Treacle Walker
- Author: Alan Garner
- Publisher: Harper Collins
- Publication date: 2021

= Treacle Walker =

2021 novel by Alan Garner

Treacle Walker is a book by Alan Garner published on October 28, 2021 by HarperCollins.

== Plot ==
The story is about a young boy Joseph Coppock who wears a patch over one eye to strengthen the vision in his other, weaker eye. From the old house he lives in, he watches the trains pass every day. He plays with his marbles, collects birds' eggs and reads comics.

One day, rag-and-bone man Treacle Walker appears who was exchanging donkey stone and an empty jar of all disease medicine for lamb's shoulder blades and a pair of Coppock's pajamas then, a mysterious friendship develops between them.

== Awards ==

- Shortlisted for 2022 Booker Prize
- Shortlisted for British Fantasy Award for Best Novella

== Critical reception ==
Sam Leith of The Daily Telegraph gave it five out of five ratings, Anna Robinson of The Conversation named it "best fiction of 2022", Shubhangi Tiwari of Scroll.in wrote: "Treacle Walker is a book as endearing as it is awe-inspiring, and a testament not only to the wisdom of age, but also to the power of attuning the novel to a space of possibility over truth." and Pauline Kim of The Michigan Daily wrote: "Alan Garner's Treacle Walker might just be the strangest book I've ever read.".

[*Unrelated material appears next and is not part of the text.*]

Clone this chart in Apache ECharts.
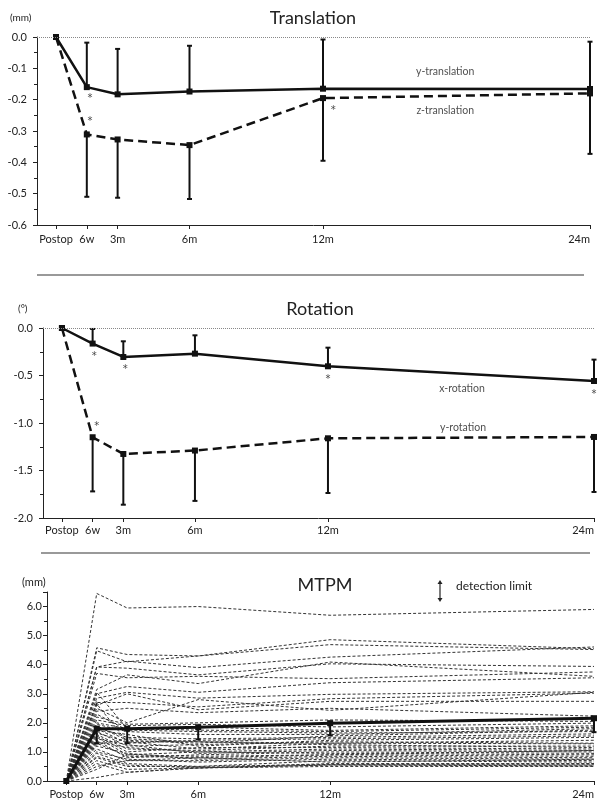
<!DOCTYPE html>
<html><head><meta charset="utf-8">
<script src="https://cdn.jsdelivr.net/npm/echarts@6/dist/echarts.min.js"></script>
<style>html,body{margin:0;padding:0;background:#fff}#c{width:597px;height:800px}</style>
</head><body><div id="c"></div>
<script>
// ---- data ----
const xValues = [0, 6, 12, 26, 52, 104];           // weeks after surgery
const xLabels = ['Postop', '6w', '3m', '6m', '12m', '24m'];

// Translation (mm)
const yTranslation = [0, -0.160, -0.183, -0.174, -0.165, -0.166];
const yTranslationErr = [null, -0.018, -0.038, -0.028, -0.008, -0.015];
const zTranslation = [0, -0.311, -0.327, -0.345, -0.195, -0.180];
const zTranslationErr = [null, -0.510, -0.513, -0.517, -0.395, -0.373];
const translationStars = [[6.6, -0.19], [6.6, -0.262], [54, -0.228]];

// Rotation (deg)
const xRotation = [0, -0.164, -0.305, -0.270, -0.403, -0.558];
const xRotationErr = [null, -0.010, -0.140, -0.077, -0.207, -0.333];
const yRotation = [0, -1.150, -1.326, -1.290, -1.161, -1.147];
const yRotationErr = [null, -1.720, -1.860, -1.820, -1.737, -1.726];
const rotationStars = [[6.3, -0.275], [12.4, -0.418], [52, -0.52], [104, -0.678], [6.8, -1.015]];

// MTPM (mm)
const mtpmMean = [0, 1.80, 1.80, 1.85, 1.99, 2.16];
const mtpmMeanErr = [null, 1.30, 1.30, 1.43, 1.57, 1.68];
const mtpmStars = [[6, 2.62]];
const mtpmPatients = [
  [0, 6.45, 5.95, 6.00, 5.70, 5.90],
  [0, 4.58, 4.35, 4.30, 4.86, 4.55],
  [0, 4.48, 4.10, 4.30, 4.69, 4.52],
  [0, 3.92, 4.12, 3.90, 4.26, 4.61],
  [0, 3.92, 3.88, 3.65, 4.03, 3.94],
  [0, 3.70, 3.55, 3.60, 3.52, 3.75],
  [0, 3.15, 3.65, 3.35, 4.09, 3.60],
  [0, 3.00, 3.25, 3.05, 3.38, 3.55],
  [0, 2.85, 3.05, 2.85, 2.98, 3.07],
  [0, 2.70, 2.70, 2.55, 2.83, 3.02],
  [0, 2.60, 3.00, 2.45, 2.74, 2.74],
  [0, 2.50, 2.00, 2.80, 2.43, 3.05],
  [0, 2.40, 2.50, 2.35, 2.50, 2.23],
  [0, 2.20, 1.95, 2.00, 2.10, 2.05],
  [0, 2.10, 1.90, 1.95, 1.86, 1.99],
  [0, 2.00, 1.80, 1.85, 1.74, 1.90],
  [0, 1.95, 1.70, 1.60, 1.60, 1.80],
  [0, 1.90, 1.40, 1.30, 1.55, 1.75],
  [0, 1.85, 1.50, 1.45, 1.50, 1.62],
  [0, 1.80, 1.30, 1.40, 1.45, 1.55],
  [0, 1.75, 1.60, 1.20, 1.40, 1.50],
  [0, 1.70, 1.20, 1.25, 1.35, 1.30],
  [0, 1.65, 1.35, 1.10, 1.30, 1.28],
  [0, 1.60, 1.10, 1.05, 1.20, 1.20],
  [0, 1.55, 1.00, 1.15, 1.15, 1.10],
  [0, 1.50, 0.90, 1.00, 1.10, 1.05],
  [0, 1.45, 1.25, 0.95, 1.05, 1.00],
  [0, 1.40, 0.80, 0.90, 1.00, 0.95],
  [0, 1.35, 1.15, 1.00, 0.95, 0.90],
  [0, 1.30, 0.85, 0.80, 0.90, 0.85],
  [0, 1.20, 0.95, 0.75, 0.85, 0.80],
  [0, 1.10, 0.70, 0.70, 0.80, 0.75],
  [0, 1.00, 0.75, 0.65, 0.75, 0.70],
  [0, 0.95, 0.60, 0.50, 0.70, 0.65],
  [0, 0.85, 0.55, 0.45, 0.60, 0.60],
  [0, 0.80, 0.50, 0.50, 0.57, 0.58],
  [0, 0.70, 0.40, 0.45, 0.55, 0.52],
  [0, 0.60, 0.30, 0.45, 0.50, 0.50],
  [0, 0.50, 0.70, 0.80, 0.65, 0.75],
  [0, 0.40, 0.90, 0.85, 0.90, 1.05],
  [0, 0.12, 0.30, 0.45, 0.55, 0.55],
  [0, 1.25, 1.45, 1.35, 1.25, 1.15],
  [0, 2.30, 1.75, 1.70, 1.65, 1.70],
  [0, 3.05, 1.80, 1.75, 1.70, 1.85],
  [0, 2.65, 1.35, 1.35, 1.30, 1.40]
];

// ---- helpers ----
const FONT = 'Lato';
const pts = arr => xValues.map((x, i) => [x, arr[i]]);
const errPts = (mean, end) => xValues.map((x, i) => [x, mean[i], end[i]]).filter(d => d[2] != null);

function errRender(params, api) {
  const x = api.value(0);
  const p1 = api.coord([x, api.value(1)]);
  const p2 = api.coord([x, api.value(2)]);
  const cap = 2.5;
  return { type: 'group', children: [
    { type: 'line', shape: { x1: p1[0], y1: p1[1], x2: p2[0], y2: p2[1] }, style: { stroke: '#111', lineWidth: 2 } },
    { type: 'line', shape: { x1: p2[0] - cap, y1: p2[1], x2: p2[0] + cap, y2: p2[1] }, style: { stroke: '#111', lineWidth: 2 } }
  ]};
}

function xAxisCfg(gridIndex, min, margin) {
  return {
    type: 'value', gridIndex, min, max: 104,
    axisLine: { onZero: false, lineStyle: { color: '#222', width: 1 } },
    splitLine: { show: false },
    axisTick: { customValues: xValues, length: 4, lineStyle: { color: '#222' } },
    axisLabel: { customValues: xValues, formatter: v => xLabels[xValues.indexOf(v)], margin,
      fontFamily: FONT, fontSize: 11, color: '#222', alignMaxLabel: 'right' }
  };
}
function yAxisCfg(gridIndex, min, max, interval, margin) {
  return {
    type: 'value', gridIndex, min, max, interval,
    axisLine: { show: true, onZero: false, lineStyle: { color: '#222', width: 1 } },
    splitLine: { show: false },
    axisTick: { show: true, length: 4, lineStyle: { color: '#222' } },
    minorTick: { show: true, splitNumber: 2, length: 3, lineStyle: { color: '#222' } },
    axisLabel: { formatter: v => v.toFixed(1), margin, fontFamily: FONT, fontSize: 11, color: '#222',
      showMaxLabel: max === 0 || max % interval === 0 }
  };
}
function starSeries(xi, data) {
  return { type: 'scatter', xAxisIndex: xi, yAxisIndex: xi, data, symbolSize: 0, silent: true, z: 5,
    label: { show: true, position: 'inside', formatter: '*', fontFamily: 'DejaVu Sans', fontSize: 10, color: '#111', offset: [0, 2] } };
}
function textSeries(xi, data, text) {
  return { type: 'scatter', xAxisIndex: xi, yAxisIndex: xi, data, symbolSize: 0, silent: true,
    label: { show: true, position: 'inside', formatter: text, fontFamily: FONT, fontSize: 10.5, color: '#222' } };
}
function meanLine(xi, arr, dashed, width) {
  return { type: 'line', xAxisIndex: xi, yAxisIndex: xi, data: pts(arr), symbol: 'rect', symbolSize: 6,
    itemStyle: { color: '#111' }, z: 4,
    lineStyle: { color: '#111', width: width || 2.5, type: dashed ? [9, 5] : 'solid' } };
}
function errSeries(xi, mean, end) {
  return { type: 'custom', xAxisIndex: xi, yAxisIndex: xi, data: errPts(mean, end), renderItem: errRender, z: 3 };
}
const zeroLine = { silent: true, symbol: 'none', label: { show: false },
  lineStyle: { type: 'dotted', color: '#888', width: 1 }, data: [{ yAxis: 0 }] };

// ---- series ----
const series = [];
const y1 = meanLine(0, yTranslation, false); y1.markLine = zeroLine;
series.push(y1, meanLine(0, zTranslation, true),
  errSeries(0, yTranslation, yTranslationErr), errSeries(0, zTranslation, zTranslationErr),
  starSeries(0, translationStars),
  textSeries(0, [[75.8, -0.112]], 'y-translation'), textSeries(0, [[75.8, -0.236]], 'z-translation'));

const r1 = meanLine(1, xRotation, false); r1.markLine = zeroLine;
series.push(r1, meanLine(1, yRotation, true),
  errSeries(1, xRotation, xRotationErr), errSeries(1, yRotation, yRotationErr),
  starSeries(1, rotationStars),
  textSeries(1, [[78.2, -0.638]], 'x-rotation'), textSeries(1, [[78.4, -1.053]], 'y-rotation'));

mtpmPatients.forEach(p => series.push({ type: 'line', xAxisIndex: 2, yAxisIndex: 2, data: pts(p), symbol: 'none',
  silent: true, z: 2, lineStyle: { color: '#333', width: 1, type: [3, 2] } }));
series.push(meanLine(2, mtpmMean, false, 3), errSeries(2, mtpmMean, mtpmMeanErr), starSeries(2, mtpmStars));

const txt = (text, x, y, size, align) => ({ type: 'text', x, y,
  style: { text, fontFamily: FONT, fontSize: size, fill: '#222', textAlign: align || 'left', textVerticalAlign: 'middle' } });

const option = {
  animation: false,
  backgroundColor: '#fff',
  grid: [
    { left: 37, top: 37, width: 553, height: 188 },
    { left: 43, top: 328, width: 552, height: 190 },
    { left: 47, top: 592, width: 548, height: 189 }
  ],
  xAxis: [xAxisCfg(0, -3.7, 9), xAxisCfg(1, -3.7, 7), xAxisCfg(2, -3.8, 8)],
  yAxis: [yAxisCfg(0, -0.6, 0, 0.1, 10), yAxisCfg(1, -2, 0, 0.5, 10), yAxisCfg(2, 0, 6.5, 1, 5)],
  series,
  graphic: [
    txt('Translation', 313, 18, 18, 'center'),
    txt('(mm)', 10, 18, 10),
    txt('Rotation', 320, 309, 18, 'center'),
    txt('(°)', 18, 309, 10),
    txt('MTPM', 325, 585, 18, 'center'),
    txt('(mm)', 22, 582, 11),
    txt('detection limit', 456, 586, 12),
    { type: 'line', shape: { x1: 37, y1: 275, x2: 584, y2: 275 }, style: { stroke: '#777', lineWidth: 1.5 } },
    { type: 'line', shape: { x1: 41, y1: 553, x2: 590, y2: 553 }, style: { stroke: '#777', lineWidth: 1.5 } },
    { type: 'line', shape: { x1: 440, y1: 583, x2: 440, y2: 599 }, style: { stroke: '#222', lineWidth: 1.2 } },
    { type: 'polygon', shape: { points: [[437.5, 584], [442.5, 584], [440, 580]] }, style: { fill: '#222' } },
    { type: 'polygon', shape: { points: [[437.5, 598], [442.5, 598], [440, 602]] }, style: { fill: '#222' } }
  ]
};
echarts.init(document.getElementById('c')).setOption(option);
</script>
</body></html>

The book has been also reviewed by Susie Goldsbrough of The Times, Max Liu of i, Justine Jordan of The Guardian, Maureen Kincaid Speller of Strange Horizons, Alyssa Woo of The Straits Times, Alex Preston of The Guardian, Karthik Keramalu of The New Indian Express, Carolyne Larrington of The Times Literary Supplement, Simon Demetriou of Cyprus Mail and Felix Taylor of Literary Review.